Aim of the task: Copy the lines of the data below exactly, starting at the first and stopping after the line that contains "plt.rcParams['font.family'] = ['Liberation"; include no pictures.
---*---
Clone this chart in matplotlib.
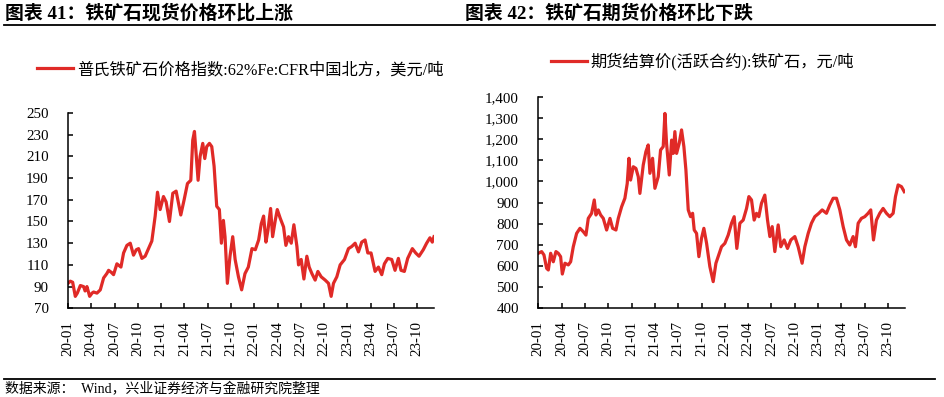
import matplotlib
matplotlib.use("Agg")
import matplotlib.pyplot as plt
from matplotlib.lines import Line2D
from matplotlib.ticker import FuncFormatter, FixedLocator

plt.rcParams['font.family'] = ['Liberation Serif', 'Noto Sans CJK SC', 'DejaVu Sans']

# ---------------- data ----------------
# x positions are month index since 2020-01 (fractional = within month)
tick_labels = ["20-01", "20-04", "20-07", "20-10", "21-01", "21-04", "21-07", "21-10",
               "22-01", "22-04", "22-07", "22-10", "23-01", "23-04", "23-07", "23-10"]
tick_months = [0, 3, 6, 9, 12, 15, 18, 21, 24, 27, 30, 33, 36, 39, 42, 45]

spot_t = [0.0, 0.3, 0.6, 0.94, 1.2, 1.59, 2.01, 2.2, 2.44, 2.79, 3.1, 3.3, 3.73, 4.16, 4.59,
          5.0, 5.23, 5.6, 5.87, 6.3, 6.82, 7.16, 7.59, 8.02, 8.44, 8.8, 9.09, 9.52, 9.94,
          10.37, 10.8, 11.23, 11.53, 11.87, 12.3, 12.64, 13.07, 13.5, 13.93, 14.23, 14.53,
          14.96, 15.39, 15.82, 16.07, 16.29, 16.5, 16.76, 17.02, 17.36, 17.62, 17.87, 18.22,
          18.52, 18.82, 19.16, 19.5, 19.76, 20.02, 20.23, 20.53, 20.87, 21.22, 21.53, 21.96,
          22.37, 22.8, 23.23, 23.7, 24.13, 24.56, 24.9, 25.2, 25.5, 25.76, 26.1, 26.36, 26.7,
          26.96, 27.34, 27.77, 28.07, 28.41, 28.76, 29.1, 29.49, 29.7, 30.04, 30.39, 30.77,
          31.07, 31.42, 31.84, 32.19, 32.62, 33.13, 33.56, 33.9, 34.2, 34.63, 35.06, 35.62,
          36.13, 36.56, 36.99, 37.42, 37.84, 38.27, 38.62, 39.04, 39.56, 39.99, 40.42, 40.76,
          41.19, 41.7, 42.13, 42.56, 42.9, 43.33, 43.76, 44.36, 44.79, 45.22, 45.77, 46.2,
          46.63, 46.93, 47.15]
spot_v = [93, 95, 94, 81, 84, 91, 90, 86, 90, 81, 84, 85, 84, 87, 98,
          102, 105, 103, 101, 111, 108, 121, 128, 130, 119, 124, 125, 116, 118,
          125, 132, 155, 177, 161, 173, 168, 150, 176, 178, 167, 156,
          170, 185, 188, 225, 233, 213, 188, 210, 222, 208, 219, 222,
          219, 201, 164, 161, 130, 151, 136, 93, 118, 136, 115, 99,
          87, 102, 108, 125, 124, 133, 148, 155, 131, 142, 162, 136, 151,
          161, 153, 145, 128, 136, 130, 147, 127, 110, 115, 97, 118,
          108, 102, 96, 104, 99, 96, 93, 81, 93, 99, 110, 115,
          125, 127, 130, 122, 131, 133, 121, 121, 104, 108, 101, 111,
          116, 115, 105, 116, 105, 104, 116, 125, 121, 118, 124, 130,
          135, 131, 136]

fut_t = [0.0, 0.43, 0.73, 1.07, 1.29, 1.59, 1.93, 2.27, 2.57, 2.87, 3.09, 3.43, 3.86, 4.16,
         4.5, 4.93, 5.36, 5.79, 6.13, 6.43, 6.86, 7.2, 7.42, 7.72, 8.02, 8.36, 8.79, 9.22,
         9.56, 9.99, 10.29, 10.72, 11.14, 11.44, 11.66, 11.87, 12.22, 12.56, 12.86, 13.07,
         13.5, 13.84, 14.14, 14.36, 14.7, 15.0, 15.43, 15.73, 16.07, 16.29, 16.5, 16.85,
         17.15, 17.36, 17.57, 17.79, 18.13, 18.43, 18.73, 18.99, 19.29, 19.59, 19.85, 20.06,
         20.36, 20.66, 21.0, 21.3, 21.65, 22.07, 22.5, 22.85, 23.14, 23.57, 24.0, 24.43,
         24.86, 25.2, 25.54, 25.93, 26.36, 26.79, 27.09, 27.43, 27.77, 28.07, 28.37, 28.71,
         29.14, 29.49, 29.79, 30.09, 30.43, 30.86, 31.2, 31.63, 32.06, 32.49, 33.0, 33.43,
         33.94, 34.29, 34.72, 35.14, 35.57, 36.09, 36.52, 37.07, 37.5, 37.93, 38.36, 38.79,
         39.22, 39.65, 40.07, 40.5, 40.8, 41.15, 41.57, 42.0, 42.43, 42.77, 43.12, 43.5,
         43.93, 44.36, 44.79, 45.22, 45.65, 45.95, 46.29, 46.72, 47.08]
fut_v = [660, 668, 652, 589, 581, 660, 620, 668, 660, 644, 562, 613, 605, 620,
         691, 754, 778, 762, 746, 825, 849, 912, 841, 865, 841, 825, 770, 825,
         778, 770, 825, 880, 920, 990, 1109, 1006, 1069, 1061, 1022, 943,
         1077, 1140, 1172, 1038, 1109, 967, 1022, 1148, 1164, 1321, 1180, 1030,
         1195, 1132, 1235, 1132, 1180, 1243, 1164, 1054, 865, 833, 849, 770,
         754, 644, 731, 778, 707, 597, 526, 613, 644, 691, 707, 746,
         802, 833, 683, 802, 817, 872, 928, 912, 817, 849, 833, 896,
         935, 817, 739, 786, 668, 794, 691, 723, 683, 723, 739, 691,
         613, 691, 754, 802, 833, 849, 865, 849, 888, 920, 920, 865,
         786, 723, 699, 739, 691, 802, 825, 833, 849, 865, 723, 817,
         849, 872, 849, 833, 849, 928, 983, 975, 951]

spot_label = "普氏铁矿石价格指数:62%Fe:CFR中国北方，美元/吨"
fut_label = "期货结算价(活跃合约):铁矿石，元/吨"
title_left = "图表 41：铁矿石现货价格环比上涨"
title_right = "图表 42：铁矿石期货价格环比下跌"
source_text = "数据来源：  Wind，兴业证券经济与金融研究院整理"
spot_yticks = [70, 90, 110, 130, 150, 170, 190, 210, 230, 250]
fut_yticks = [400, 500, 600, 700, 800, 900, 1000, 1100, 1200, 1300, 1400]

# ---------------- figure ----------------
W, H = 945, 397
fig = plt.figure(figsize=(W / 100, H / 100), dpi=100)
RED = '#E02A27'


def style(ax, yticks, fmt):
    for s in ['top', 'right']:
        ax.spines[s].set_visible(False)
    for s in ['left', 'bottom']:
        ax.spines[s].set_linewidth(1.1)
        ax.spines[s].set_color('black')
    ax.set_xlim(0, 47.15)
    ax.set_ylim(yticks[0], yticks[-1])
    ax.yaxis.set_major_locator(FixedLocator(yticks))
    ax.yaxis.set_major_formatter(FuncFormatter(fmt))
    ax.set_xticks(tick_months)
    ax.set_xticklabels(tick_labels, rotation=90)
    ax.tick_params(axis='both', direction='in', length=3.5, width=1.1, labelsize=10.8,
                   colors='black')
    ax.tick_params(axis='y', pad=14)
    ax.tick_params(axis='x', pad=9)
    for lab in ax.get_xticklabels() + ax.get_yticklabels():
        lab.set_family(['Liberation Serif'])


# left axes
ax1 = fig.add_axes([68 / W, (H - 308.3) / H, 366 / W, 195.3 / H])
l1, = ax1.plot(spot_t, spot_v, color=RED, lw=2.3, solid_joinstyle='round')
style(ax1, spot_yticks, lambda v, p: f"{int(v)}")
ax1.legend([l1], [spot_label], loc='center left', bbox_to_anchor=(37 / W, 1 - 70 / H),
           bbox_transform=fig.transFigure, frameon=False, fontsize=11.7,
           handlelength=2.2, handletextpad=0.25, borderpad=0, borderaxespad=0)

# right axes
ax2 = fig.add_axes([538.3 / W, (H - 308.3) / H, 366.5 / W, 211.6 / H])
l2, = ax2.plot(fut_t, fut_v, color=RED, lw=2.3, solid_joinstyle='round')
style(ax2, fut_yticks, lambda v, p: f"{int(v):,}")
ax2.legend([l2], [fut_label], loc='center left', bbox_to_anchor=(551 / W, 1 - 62 / H),
           bbox_transform=fig.transFigure, frameon=False, fontsize=11.7,
           handlelength=2.2, handletextpad=0.25, borderpad=0, borderaxespad=0)

# titles and rules
fig.text(5 / W, 1 - 13 / H, title_left, fontsize=13.6, fontweight='bold', va='center', ha='left')
fig.text(465 / W, 1 - 13 / H, title_right, fontsize=13.6, fontweight='bold', va='center', ha='left')
fig.add_artist(Line2D([4 / W, 935 / W], [1 - 25 / H, 1 - 25 / H], color='black', lw=1.3,
                      transform=fig.transFigure))
fig.add_artist(Line2D([4 / W, 935 / W], [1 - 379.3 / H, 1 - 379.3 / H], color='black', lw=1.3,
                      transform=fig.transFigure))
fig.text(5 / W, 1 - 389 / H, source_text, fontsize=10, va='center', ha='left')

fig.savefig("out.png", dpi=100)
---*---
Problem solution:
Clone this chart in matplotlib.
import matplotlib
matplotlib.use("Agg")
import matplotlib.pyplot as plt
from matplotlib.lines import Line2D
from matplotlib.ticker import FuncFormatter, FixedLocator

plt.rcParams['font.family'] = ['Liberation Serif', 'Noto Sans CJK SC', 'DejaVu Sans']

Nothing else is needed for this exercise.